▶ _Exercise description_
The entries below contain a line with "Convert this chart to Altair code." and a line with "df = pd.DataFrame(rows)". Quote exactly those two lines and all lines between them.

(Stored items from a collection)

◇ ◇ ◇ ◇ ◇ ◇ ◇

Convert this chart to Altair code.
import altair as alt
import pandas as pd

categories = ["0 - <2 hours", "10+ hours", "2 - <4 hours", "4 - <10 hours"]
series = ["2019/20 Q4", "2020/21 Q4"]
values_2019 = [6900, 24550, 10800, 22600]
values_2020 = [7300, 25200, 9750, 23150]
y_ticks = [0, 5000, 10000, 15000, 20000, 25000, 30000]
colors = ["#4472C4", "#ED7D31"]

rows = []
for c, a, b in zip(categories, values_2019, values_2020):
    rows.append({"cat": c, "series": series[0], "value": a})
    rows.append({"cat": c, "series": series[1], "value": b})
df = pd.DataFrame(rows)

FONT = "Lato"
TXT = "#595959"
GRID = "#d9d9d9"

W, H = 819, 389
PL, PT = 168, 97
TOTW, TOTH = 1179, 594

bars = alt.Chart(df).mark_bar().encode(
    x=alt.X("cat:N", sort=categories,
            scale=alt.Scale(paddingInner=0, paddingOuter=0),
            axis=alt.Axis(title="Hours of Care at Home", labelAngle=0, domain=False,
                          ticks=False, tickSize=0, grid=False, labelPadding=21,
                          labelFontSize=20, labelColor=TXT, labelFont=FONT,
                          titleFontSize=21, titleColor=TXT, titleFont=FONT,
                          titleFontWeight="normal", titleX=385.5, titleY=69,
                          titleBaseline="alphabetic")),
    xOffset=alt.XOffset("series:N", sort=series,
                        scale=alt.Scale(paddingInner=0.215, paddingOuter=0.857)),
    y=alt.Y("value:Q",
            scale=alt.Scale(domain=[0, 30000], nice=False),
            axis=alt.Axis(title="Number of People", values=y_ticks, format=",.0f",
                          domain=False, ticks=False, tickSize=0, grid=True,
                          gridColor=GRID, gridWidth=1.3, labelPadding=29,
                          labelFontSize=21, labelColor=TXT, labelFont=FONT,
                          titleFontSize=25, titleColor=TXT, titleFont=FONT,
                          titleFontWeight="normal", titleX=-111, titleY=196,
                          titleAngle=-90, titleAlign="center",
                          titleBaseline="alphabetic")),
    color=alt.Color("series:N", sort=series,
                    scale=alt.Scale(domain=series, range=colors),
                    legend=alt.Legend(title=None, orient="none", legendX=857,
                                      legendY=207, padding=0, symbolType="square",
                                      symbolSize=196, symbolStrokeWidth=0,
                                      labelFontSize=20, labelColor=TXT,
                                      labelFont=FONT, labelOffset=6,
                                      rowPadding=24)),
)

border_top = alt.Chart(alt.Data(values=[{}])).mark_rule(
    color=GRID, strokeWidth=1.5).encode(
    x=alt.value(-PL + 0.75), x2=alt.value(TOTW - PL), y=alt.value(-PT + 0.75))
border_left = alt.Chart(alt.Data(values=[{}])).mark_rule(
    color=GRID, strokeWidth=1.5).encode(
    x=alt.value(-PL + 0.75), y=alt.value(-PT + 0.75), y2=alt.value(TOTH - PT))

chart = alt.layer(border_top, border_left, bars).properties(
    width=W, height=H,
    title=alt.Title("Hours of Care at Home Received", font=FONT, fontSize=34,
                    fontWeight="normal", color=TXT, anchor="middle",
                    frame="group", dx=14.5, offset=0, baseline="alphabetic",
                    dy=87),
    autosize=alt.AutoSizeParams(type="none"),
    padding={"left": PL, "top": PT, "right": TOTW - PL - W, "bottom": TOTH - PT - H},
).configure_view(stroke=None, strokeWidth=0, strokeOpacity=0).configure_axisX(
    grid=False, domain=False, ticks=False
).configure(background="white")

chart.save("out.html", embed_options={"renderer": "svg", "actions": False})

◇ ◇ ◇ ◇ ◇ ◇ ◇

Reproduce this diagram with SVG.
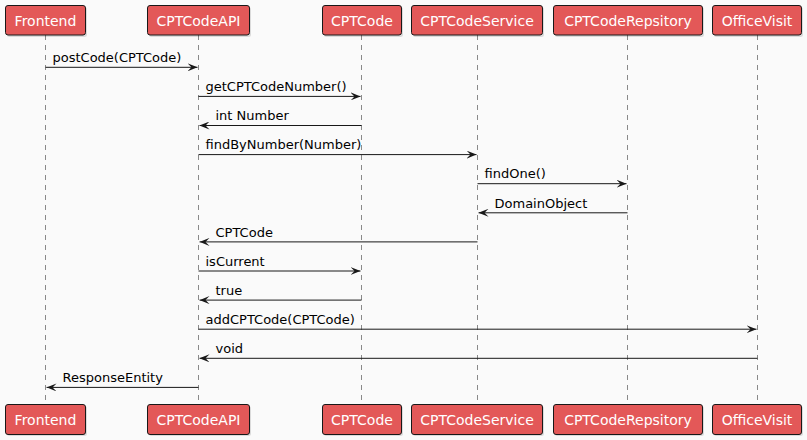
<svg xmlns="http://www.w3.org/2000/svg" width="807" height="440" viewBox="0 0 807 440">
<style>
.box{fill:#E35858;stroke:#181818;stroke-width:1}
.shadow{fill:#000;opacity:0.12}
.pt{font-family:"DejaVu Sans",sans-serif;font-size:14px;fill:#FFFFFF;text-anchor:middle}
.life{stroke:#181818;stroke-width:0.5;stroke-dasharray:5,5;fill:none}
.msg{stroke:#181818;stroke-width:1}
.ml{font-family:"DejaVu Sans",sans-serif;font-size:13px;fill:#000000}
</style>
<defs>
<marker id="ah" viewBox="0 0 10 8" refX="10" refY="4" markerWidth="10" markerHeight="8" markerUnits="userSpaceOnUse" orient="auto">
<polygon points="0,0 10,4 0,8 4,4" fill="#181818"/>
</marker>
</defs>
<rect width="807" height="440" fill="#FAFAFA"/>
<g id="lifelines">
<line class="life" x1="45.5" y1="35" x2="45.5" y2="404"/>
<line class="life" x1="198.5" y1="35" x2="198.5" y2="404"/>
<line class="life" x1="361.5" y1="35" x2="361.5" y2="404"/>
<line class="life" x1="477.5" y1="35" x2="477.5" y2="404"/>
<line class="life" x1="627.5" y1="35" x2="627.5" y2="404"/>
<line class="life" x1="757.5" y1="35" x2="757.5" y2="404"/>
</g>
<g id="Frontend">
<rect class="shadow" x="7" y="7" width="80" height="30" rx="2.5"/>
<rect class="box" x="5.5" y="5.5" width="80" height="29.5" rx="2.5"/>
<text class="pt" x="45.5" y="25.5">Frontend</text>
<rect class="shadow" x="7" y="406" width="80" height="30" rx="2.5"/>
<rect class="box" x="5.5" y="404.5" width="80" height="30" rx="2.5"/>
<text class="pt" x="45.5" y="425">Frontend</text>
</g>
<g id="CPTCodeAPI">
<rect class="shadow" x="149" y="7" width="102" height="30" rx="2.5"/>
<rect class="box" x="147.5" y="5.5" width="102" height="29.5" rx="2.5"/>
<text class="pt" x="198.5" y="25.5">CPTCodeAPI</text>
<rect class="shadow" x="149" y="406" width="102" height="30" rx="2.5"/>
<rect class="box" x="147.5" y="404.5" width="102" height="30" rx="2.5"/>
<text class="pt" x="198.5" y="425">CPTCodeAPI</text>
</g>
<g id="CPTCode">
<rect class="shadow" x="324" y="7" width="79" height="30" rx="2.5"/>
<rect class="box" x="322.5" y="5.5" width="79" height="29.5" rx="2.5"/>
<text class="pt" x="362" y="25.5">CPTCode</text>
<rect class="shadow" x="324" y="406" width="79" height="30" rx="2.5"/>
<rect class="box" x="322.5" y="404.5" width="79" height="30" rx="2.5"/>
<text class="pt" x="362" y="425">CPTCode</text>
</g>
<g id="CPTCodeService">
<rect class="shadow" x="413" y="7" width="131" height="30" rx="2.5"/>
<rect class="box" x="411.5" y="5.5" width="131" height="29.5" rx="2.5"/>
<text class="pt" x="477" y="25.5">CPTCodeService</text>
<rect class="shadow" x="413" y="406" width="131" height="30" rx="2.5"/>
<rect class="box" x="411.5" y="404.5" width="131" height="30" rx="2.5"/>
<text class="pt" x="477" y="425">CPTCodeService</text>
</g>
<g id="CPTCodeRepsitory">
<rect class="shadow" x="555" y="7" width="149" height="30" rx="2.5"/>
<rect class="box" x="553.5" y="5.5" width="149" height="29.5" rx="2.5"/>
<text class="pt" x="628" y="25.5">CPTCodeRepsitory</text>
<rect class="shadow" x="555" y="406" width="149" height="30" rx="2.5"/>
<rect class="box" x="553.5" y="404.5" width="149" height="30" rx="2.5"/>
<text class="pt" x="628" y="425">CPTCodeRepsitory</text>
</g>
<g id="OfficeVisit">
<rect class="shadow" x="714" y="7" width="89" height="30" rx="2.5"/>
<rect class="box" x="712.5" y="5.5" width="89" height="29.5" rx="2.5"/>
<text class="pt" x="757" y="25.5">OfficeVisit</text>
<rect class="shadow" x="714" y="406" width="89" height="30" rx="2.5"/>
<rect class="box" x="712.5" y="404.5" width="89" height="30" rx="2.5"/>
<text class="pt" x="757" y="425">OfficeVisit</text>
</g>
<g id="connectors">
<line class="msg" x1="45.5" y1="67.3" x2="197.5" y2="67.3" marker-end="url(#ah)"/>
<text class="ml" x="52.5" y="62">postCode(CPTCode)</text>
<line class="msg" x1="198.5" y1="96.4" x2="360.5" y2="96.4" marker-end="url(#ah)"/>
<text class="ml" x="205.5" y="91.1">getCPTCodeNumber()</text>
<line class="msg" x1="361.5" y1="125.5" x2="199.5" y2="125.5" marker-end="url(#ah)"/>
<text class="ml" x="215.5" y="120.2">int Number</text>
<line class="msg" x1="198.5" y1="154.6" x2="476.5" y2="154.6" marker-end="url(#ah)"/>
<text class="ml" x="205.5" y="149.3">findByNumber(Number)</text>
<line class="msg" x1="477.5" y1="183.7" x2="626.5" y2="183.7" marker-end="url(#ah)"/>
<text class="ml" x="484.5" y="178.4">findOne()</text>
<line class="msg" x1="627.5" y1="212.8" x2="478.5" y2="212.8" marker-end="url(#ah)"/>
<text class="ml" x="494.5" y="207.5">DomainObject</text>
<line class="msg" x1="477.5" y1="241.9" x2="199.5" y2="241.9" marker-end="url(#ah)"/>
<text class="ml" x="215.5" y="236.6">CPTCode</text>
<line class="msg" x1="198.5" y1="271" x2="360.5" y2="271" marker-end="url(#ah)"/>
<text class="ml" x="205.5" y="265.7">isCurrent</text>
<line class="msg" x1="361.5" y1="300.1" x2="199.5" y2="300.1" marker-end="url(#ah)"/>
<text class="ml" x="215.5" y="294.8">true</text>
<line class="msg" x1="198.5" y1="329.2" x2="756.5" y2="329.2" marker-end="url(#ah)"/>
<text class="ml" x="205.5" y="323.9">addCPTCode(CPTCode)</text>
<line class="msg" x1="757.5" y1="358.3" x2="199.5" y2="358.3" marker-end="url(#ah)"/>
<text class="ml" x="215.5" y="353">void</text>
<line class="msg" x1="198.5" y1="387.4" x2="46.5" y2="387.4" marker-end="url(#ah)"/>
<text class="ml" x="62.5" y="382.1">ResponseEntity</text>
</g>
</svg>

◇ ◇ ◇ ◇ ◇ ◇ ◇

▶ _Solution to the problem_
Convert this chart to Altair code.
import altair as alt
import pandas as pd

categories = ["0 - <2 hours", "10+ hours", "2 - <4 hours", "4 - <10 hours"]
series = ["2019/20 Q4", "2020/21 Q4"]
values_2019 = [6900, 24550, 10800, 22600]
values_2020 = [7300, 25200, 9750, 23150]
y_ticks = [0, 5000, 10000, 15000, 20000, 25000, 30000]
colors = ["#4472C4", "#ED7D31"]

rows = []
for c, a, b in zip(categories, values_2019, values_2020):
    rows.append({"cat": c, "series": series[0], "value": a})
    rows.append({"cat": c, "series": series[1], "value": b})
df = pd.DataFrame(rows)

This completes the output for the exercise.